New Zealand Dollar Showing Standout Strength as Market Rates Climb
Over the past five months, Australian market rates (three-month Libor) have dropped significantly (guided by rate cuts and encouraged further by the risk of further moves); but the New Zealand dollar equivalent has climbed to nine-month highs in that same period. With risk leveling off somewhat, the improving yield is offering some buoyancy to the investment currency. Next week, we will look for possible catalysts (or dampeners) to this drift in 3Q GDP, 4Q consumer confidence or December business sentiment figures.
Japanese Yen: Will the Bank of Japan Rock the Boat before Year End?

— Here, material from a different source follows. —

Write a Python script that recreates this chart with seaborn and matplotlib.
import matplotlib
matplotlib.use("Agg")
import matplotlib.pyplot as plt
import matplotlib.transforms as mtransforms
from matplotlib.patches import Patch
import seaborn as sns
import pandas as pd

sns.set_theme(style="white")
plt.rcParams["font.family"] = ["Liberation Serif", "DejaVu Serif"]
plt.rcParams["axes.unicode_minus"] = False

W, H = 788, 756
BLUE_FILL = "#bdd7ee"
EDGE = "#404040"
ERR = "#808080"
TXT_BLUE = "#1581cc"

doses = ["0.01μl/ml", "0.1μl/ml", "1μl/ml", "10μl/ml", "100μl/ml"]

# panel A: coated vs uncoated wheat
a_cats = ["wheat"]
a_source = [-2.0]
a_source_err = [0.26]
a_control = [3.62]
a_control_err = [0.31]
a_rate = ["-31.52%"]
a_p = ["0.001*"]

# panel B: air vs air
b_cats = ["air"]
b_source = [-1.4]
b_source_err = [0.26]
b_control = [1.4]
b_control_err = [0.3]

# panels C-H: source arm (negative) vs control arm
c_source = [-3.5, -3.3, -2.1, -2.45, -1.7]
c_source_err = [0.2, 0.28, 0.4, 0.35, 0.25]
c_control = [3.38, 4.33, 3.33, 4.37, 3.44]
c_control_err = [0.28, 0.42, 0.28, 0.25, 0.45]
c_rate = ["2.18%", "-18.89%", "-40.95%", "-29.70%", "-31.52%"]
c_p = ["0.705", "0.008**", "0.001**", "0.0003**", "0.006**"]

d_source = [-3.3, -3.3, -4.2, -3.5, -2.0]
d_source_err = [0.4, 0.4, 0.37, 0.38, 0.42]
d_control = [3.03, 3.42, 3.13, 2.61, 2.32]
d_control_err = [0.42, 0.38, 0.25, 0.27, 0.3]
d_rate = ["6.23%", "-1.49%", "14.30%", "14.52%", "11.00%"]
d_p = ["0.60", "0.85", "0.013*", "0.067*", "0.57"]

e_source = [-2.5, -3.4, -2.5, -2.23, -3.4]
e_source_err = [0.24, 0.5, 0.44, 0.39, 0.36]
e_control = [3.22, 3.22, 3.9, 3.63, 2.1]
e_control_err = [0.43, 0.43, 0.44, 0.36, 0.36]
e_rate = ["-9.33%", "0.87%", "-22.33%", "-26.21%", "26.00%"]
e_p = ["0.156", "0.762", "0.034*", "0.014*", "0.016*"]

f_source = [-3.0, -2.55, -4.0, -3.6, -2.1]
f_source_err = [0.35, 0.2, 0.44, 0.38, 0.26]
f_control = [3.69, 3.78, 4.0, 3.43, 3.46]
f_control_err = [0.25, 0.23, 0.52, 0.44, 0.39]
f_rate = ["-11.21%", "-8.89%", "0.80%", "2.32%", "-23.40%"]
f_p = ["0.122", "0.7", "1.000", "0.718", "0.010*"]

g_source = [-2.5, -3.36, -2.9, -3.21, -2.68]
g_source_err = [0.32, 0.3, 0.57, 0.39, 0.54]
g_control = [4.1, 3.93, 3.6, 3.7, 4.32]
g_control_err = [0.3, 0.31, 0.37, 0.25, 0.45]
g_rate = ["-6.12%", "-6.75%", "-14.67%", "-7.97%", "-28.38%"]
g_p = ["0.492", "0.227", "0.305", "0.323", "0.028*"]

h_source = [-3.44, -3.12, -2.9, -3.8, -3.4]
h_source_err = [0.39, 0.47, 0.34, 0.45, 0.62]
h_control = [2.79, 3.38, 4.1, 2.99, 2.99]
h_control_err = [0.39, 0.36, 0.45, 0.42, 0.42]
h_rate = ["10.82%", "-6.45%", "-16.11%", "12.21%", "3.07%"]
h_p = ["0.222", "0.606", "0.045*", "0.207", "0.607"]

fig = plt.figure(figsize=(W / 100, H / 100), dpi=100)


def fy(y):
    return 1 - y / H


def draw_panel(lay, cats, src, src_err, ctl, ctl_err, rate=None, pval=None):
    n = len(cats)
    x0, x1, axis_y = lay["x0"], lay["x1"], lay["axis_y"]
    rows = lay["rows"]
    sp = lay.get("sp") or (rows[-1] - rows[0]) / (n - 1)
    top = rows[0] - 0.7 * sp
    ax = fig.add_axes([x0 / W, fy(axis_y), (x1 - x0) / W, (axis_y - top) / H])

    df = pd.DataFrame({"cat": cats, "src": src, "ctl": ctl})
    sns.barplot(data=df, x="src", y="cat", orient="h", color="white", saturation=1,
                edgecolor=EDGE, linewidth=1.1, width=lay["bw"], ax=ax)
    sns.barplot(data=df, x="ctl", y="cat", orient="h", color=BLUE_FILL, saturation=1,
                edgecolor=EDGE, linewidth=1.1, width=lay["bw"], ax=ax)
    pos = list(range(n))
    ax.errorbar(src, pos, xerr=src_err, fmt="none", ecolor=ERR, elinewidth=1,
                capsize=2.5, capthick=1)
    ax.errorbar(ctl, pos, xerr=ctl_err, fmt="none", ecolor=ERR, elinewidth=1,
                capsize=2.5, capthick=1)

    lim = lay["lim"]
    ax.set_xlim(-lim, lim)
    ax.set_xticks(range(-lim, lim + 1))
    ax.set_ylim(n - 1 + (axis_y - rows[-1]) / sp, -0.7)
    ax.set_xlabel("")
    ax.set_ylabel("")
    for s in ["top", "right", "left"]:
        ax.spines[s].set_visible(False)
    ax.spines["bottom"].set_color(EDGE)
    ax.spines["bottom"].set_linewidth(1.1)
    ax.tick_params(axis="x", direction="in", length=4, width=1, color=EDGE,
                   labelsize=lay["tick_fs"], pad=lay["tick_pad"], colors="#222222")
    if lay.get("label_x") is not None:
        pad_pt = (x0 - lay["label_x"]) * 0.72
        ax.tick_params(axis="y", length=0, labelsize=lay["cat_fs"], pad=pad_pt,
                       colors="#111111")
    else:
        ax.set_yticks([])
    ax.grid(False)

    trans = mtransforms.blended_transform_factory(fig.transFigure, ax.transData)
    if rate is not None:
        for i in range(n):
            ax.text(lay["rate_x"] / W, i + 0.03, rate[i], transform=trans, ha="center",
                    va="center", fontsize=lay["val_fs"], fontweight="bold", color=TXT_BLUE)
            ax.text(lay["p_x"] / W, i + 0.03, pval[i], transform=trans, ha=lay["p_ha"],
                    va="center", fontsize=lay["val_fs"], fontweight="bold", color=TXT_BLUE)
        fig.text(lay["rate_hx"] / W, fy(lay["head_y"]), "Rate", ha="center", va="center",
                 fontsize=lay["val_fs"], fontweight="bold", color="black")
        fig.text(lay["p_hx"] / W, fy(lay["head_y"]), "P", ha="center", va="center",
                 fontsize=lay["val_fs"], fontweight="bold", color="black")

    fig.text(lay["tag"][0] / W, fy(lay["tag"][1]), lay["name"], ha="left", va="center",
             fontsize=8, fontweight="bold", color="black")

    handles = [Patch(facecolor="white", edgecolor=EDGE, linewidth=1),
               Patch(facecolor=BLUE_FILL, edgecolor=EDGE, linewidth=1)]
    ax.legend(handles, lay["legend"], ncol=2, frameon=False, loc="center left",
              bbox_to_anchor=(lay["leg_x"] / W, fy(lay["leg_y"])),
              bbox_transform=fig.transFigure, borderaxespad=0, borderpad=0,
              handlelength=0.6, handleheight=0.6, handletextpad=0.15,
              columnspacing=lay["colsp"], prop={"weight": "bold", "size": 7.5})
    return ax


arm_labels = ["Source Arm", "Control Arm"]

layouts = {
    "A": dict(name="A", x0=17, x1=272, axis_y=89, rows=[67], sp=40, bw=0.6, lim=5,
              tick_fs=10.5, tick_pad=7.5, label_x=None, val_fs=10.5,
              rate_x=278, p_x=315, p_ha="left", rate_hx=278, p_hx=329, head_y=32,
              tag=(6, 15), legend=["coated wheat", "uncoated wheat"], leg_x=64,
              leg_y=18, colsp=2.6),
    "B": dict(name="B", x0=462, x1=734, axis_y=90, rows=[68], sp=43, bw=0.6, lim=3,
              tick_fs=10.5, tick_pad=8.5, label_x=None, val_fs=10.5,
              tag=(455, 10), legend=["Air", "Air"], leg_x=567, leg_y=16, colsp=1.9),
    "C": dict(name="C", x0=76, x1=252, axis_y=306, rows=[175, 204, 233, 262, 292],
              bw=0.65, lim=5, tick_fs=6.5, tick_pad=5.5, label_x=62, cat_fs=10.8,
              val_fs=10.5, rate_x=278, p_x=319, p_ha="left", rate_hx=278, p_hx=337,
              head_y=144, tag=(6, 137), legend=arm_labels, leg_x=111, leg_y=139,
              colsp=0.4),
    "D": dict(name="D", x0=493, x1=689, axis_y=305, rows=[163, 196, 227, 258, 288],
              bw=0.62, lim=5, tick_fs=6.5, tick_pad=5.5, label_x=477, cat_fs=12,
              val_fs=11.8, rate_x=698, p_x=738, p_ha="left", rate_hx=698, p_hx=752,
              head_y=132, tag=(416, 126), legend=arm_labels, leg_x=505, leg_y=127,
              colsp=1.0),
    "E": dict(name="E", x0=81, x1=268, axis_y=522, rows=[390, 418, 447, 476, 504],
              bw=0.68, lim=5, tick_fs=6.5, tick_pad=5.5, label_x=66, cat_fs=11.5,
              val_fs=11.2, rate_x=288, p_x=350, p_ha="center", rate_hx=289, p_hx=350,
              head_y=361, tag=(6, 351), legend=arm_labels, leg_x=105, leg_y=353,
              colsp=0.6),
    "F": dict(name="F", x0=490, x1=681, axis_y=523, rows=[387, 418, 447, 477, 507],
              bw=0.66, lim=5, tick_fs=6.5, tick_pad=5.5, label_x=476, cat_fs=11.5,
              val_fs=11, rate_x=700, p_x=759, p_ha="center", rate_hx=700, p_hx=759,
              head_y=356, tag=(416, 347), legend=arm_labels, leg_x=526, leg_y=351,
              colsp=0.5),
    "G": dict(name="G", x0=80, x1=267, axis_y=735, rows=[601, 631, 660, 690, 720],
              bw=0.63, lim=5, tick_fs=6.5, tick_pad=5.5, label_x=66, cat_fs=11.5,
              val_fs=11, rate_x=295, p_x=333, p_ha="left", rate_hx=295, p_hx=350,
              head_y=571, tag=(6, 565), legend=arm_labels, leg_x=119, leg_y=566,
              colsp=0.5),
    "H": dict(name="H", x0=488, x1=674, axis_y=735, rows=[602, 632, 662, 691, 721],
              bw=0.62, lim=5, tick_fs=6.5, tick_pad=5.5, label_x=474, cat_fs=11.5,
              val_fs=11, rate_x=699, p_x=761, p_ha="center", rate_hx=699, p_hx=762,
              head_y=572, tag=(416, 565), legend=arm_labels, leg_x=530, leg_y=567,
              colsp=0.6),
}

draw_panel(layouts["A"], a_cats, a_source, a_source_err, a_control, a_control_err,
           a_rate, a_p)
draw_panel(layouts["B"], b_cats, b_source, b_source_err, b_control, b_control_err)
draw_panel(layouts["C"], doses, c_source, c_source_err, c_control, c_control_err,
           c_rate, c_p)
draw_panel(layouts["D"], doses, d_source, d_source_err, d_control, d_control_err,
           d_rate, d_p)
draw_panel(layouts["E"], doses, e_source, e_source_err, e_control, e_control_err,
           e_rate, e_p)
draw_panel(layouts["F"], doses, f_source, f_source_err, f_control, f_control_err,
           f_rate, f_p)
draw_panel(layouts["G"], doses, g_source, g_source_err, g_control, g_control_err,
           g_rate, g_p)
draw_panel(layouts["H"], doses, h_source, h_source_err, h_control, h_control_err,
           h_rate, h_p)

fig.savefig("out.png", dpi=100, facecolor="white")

We have a Bank of Japan rate decision scheduled for release sometime in the early hours of Thursday’s Tokyo trading session. Should we expect a move from the policy authority at this particular meeting? The lower liquidity would certainly amplify any intervention efforts they would make. Yet, given the political and policy efforts we have seen lately; the probability of such an ambitious move is low.
Swiss Franc Wedged between SNB Efforts and European Crisis
The market may not be too concerned about the risk the BoJ poses; but they are certainly weary of what the Swiss central bank will do. The relief rally that the franc experienced after the SNB kept its floor unchanged this past week was a reflection of the market’s fears. With EURCHF once again moving closer to the 1.2000 limit, the market is testing the resolve in one of the most aggressive interventions of modern time.
British Pound Likely Pricing Little Risk in BoE Minutes, Sentiment Reports
There is a considerable round of event risk on the pound’s docket for the upcoming week; but we have to question whether it would generate substantial volatility. Though we have two consumer confidence surveys, a housing sector figure, final details on 3Q GDP and public finance numbers, they don’t tap into the underlying concerns. The BoE minutes may come closer; but we are unlikely to see a clear stimulus timeframe.